Друже мой единый! твоя радость, твое счастье так беспредельно полны, что мне остается только пожелать тебе, твоей счастливой матери, отцу и всему близкому твоему сердцу, пожелать долгих и долгих и безмятежных дней. Ты так искренно, так живо, радостно описываешь свое свидание, что я как бы присутствую при этой прекрасной сцене, как будто сам целую и слезами обливаю руки твоей так долго скорбящей и теперь так полно счастливой матери. Ты боялся возмутить мое искренно любящее тебя сердце описанием своей радости. Напрасно, твоя радость нераздельна с моей радостью, нераздельна, как любящая душа с такой же любящей душою. Эта психологическая истина требует материальных доказательств.
Ты пишешь, что кароокие и голубоокие siestrzeńcy твои спрашивают тебя, когда приедет к ним старый друг твой, который любит добрых и милых детей? Целуй их, мой единый друже, и скажи им, что сердце мое давно уже с ними и что сам я приеду к ним скоро и поцелую их так, как ты их теперь целуешь. Фантазия! воображаемое счастие! пока и этого довольно. Для душ сочувствующих и любящих воздушные замки прочнее и прекраснее материальных палат эгоиста. Эта психологическая истина непонятна людям положительным. Жалкие эти положительные люди; они не знают совершеннейшего, величайшего счастия на земле, они, одурманенные себялюбием, лишены этого безграничного счастия,— рабы, лишенные свободы, и ничего больше.
Вместе с твоим радостным письмом получил я письмо из Академии Художеств от жены нашего вице-президента графа Толстого. Она пишет мне, что сделано все для моего искупления и что в скором времени она ожидает счастливого результата.
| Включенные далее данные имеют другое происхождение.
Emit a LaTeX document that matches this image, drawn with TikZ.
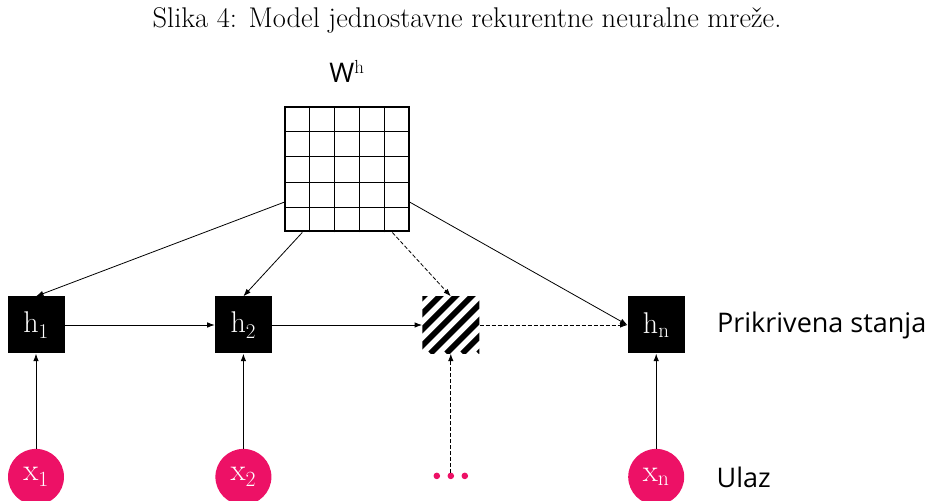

Как ты думаешь, можно ли на этом фундаменте строить воздушные замки? Ты скажешь: можно, а я уже их и построил. И какие прекрасные, какие светлые замки! Без бойниц и амбразур, без золота и мрамора мои роскошные прекрасные замки! но им позавидовал бы и сам Несвижский «Panie Kochanku», если б он мог теперь завидовать чему-нибудь. Я вот что построил на этом прекрасном фундаменте.
Первое, или первая поэма, интродук[ция]: расставанье с пустыней, в которой я столько лет терпел, расставанье с Карлом, Михайлом и Бюрно, которого я только раз увидел и полюбил, потом пауза до Москвы, потом Москва, оставшиеся друзья и школьные товарищи, потом, потом... вот какой финал. Вместо петербургской железной дороги я выбираю простую почтовую дорогу — смоленскую или виленскую и приезжаю прямо в Рачкевичи. Здесь начинается вторая часть поэмы. Встречаюся с тобою, плачу и целую руки твоей счастливой матери, целую твоего счастливого отца, сестер, карооких и голубооких siostrzeńców твоих и, в объятиях полного счастия, отдыхаю, повторяя стих великого поэта: «Мало воздуха всей Аравии наполнить мою свободную грудь». Вместо Аравии я буду говорить Литвы. Отдохнувши от этой полной радости, я почти силою беру тебя из объятий твоей счастливой матери, и в одно прекрасное утро мы с тобою молимся перед образом божией матери остробрамской. Вильно также дорого по воспоминаниям моему сердцу, как и твоему. Из литовской столицы по варшавскому шоссе мы летим прямо в Академию Художеств и дополняем наше и без того полное счастие двумя годами студенческой затворнической жизни. А сколько радости в этой затворнической жизни! Эта радость и это счастие понятно только тому, кто любит божественное искусство так, как мы с тобою его любим. Неправда ли,— прекрасный, великолепный и не совсем воздушный замок? Фундамент почти ручается за его сбыточность и прочность.